The last option I want to visit with you is called VAWA. It stands for violence against women act but it applies to men and women equally. It just was created because as you know there’s a lot more violence against women throughout the world and in the United States than there is against men so they called it the violence against women act.
This is when you have a US citizen child over the age of 21 who has been extremely cruel to you in many ways. Or if your spouse who is a US citizen or resident has been extremely cruel to you; this can be the basis for getting a lawful entry. You can fix it here without leaving. Now the words extreme cruelty, they conjure up a lot of different images in your mind and what I want to invite you to do is to not to start thinking and rolling out the option for VAWA for you.

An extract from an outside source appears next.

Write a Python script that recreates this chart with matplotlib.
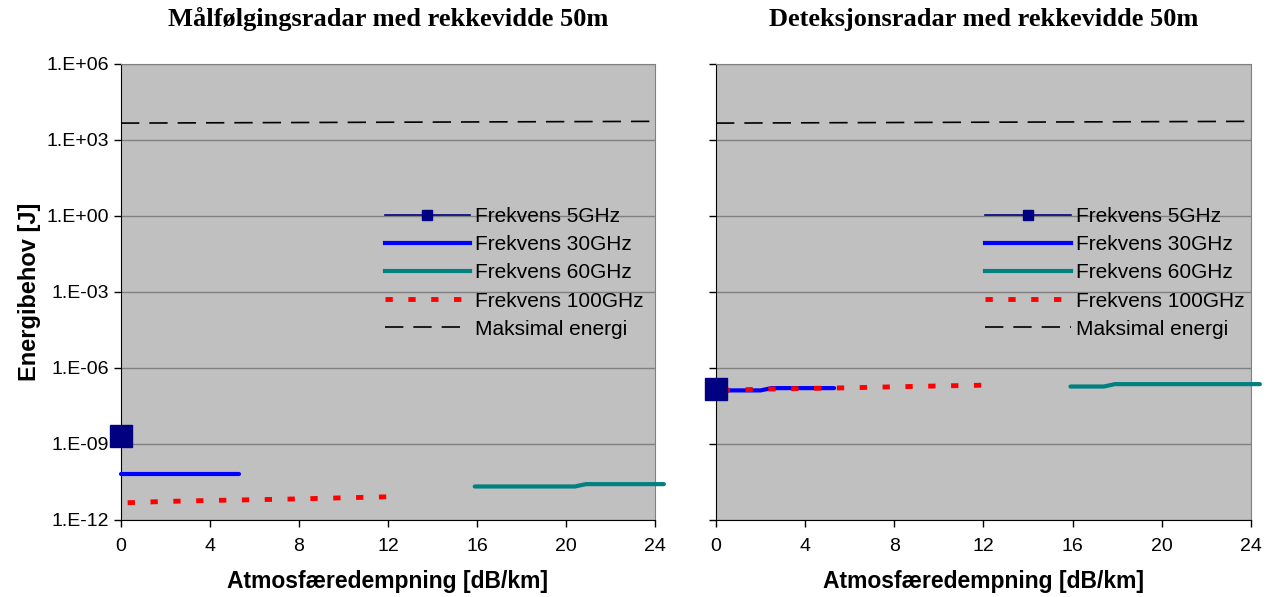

Just because you think no one’s been extremely cruel to you. Because what I think it’s extreme cruelty is different from what you think is extreme cruelty. The only person whose opinion of what extreme cruelty matters is the officer who is USCIS. The person sitting at the desk in USCIS. The law has created a uniform standard for what extreme cruelty is. So if anything within your heart raises a the red flag and says “I want to talk to someone about this because my child whether they were 15, 17 or they´re 29 (and they’re currently over the age of 21) they have been extremely cruel to me at some point and I want to visit with someone to find out if that qualifies”. Or perhaps your spouse, if your spouse has ever hit you or has ever threatened to call Ice on you. If he/she ever locked you out of the home, made you walk home from a party or something like that. It sucks when those things happen in our marriages, but those are things that can help you fix your status as well.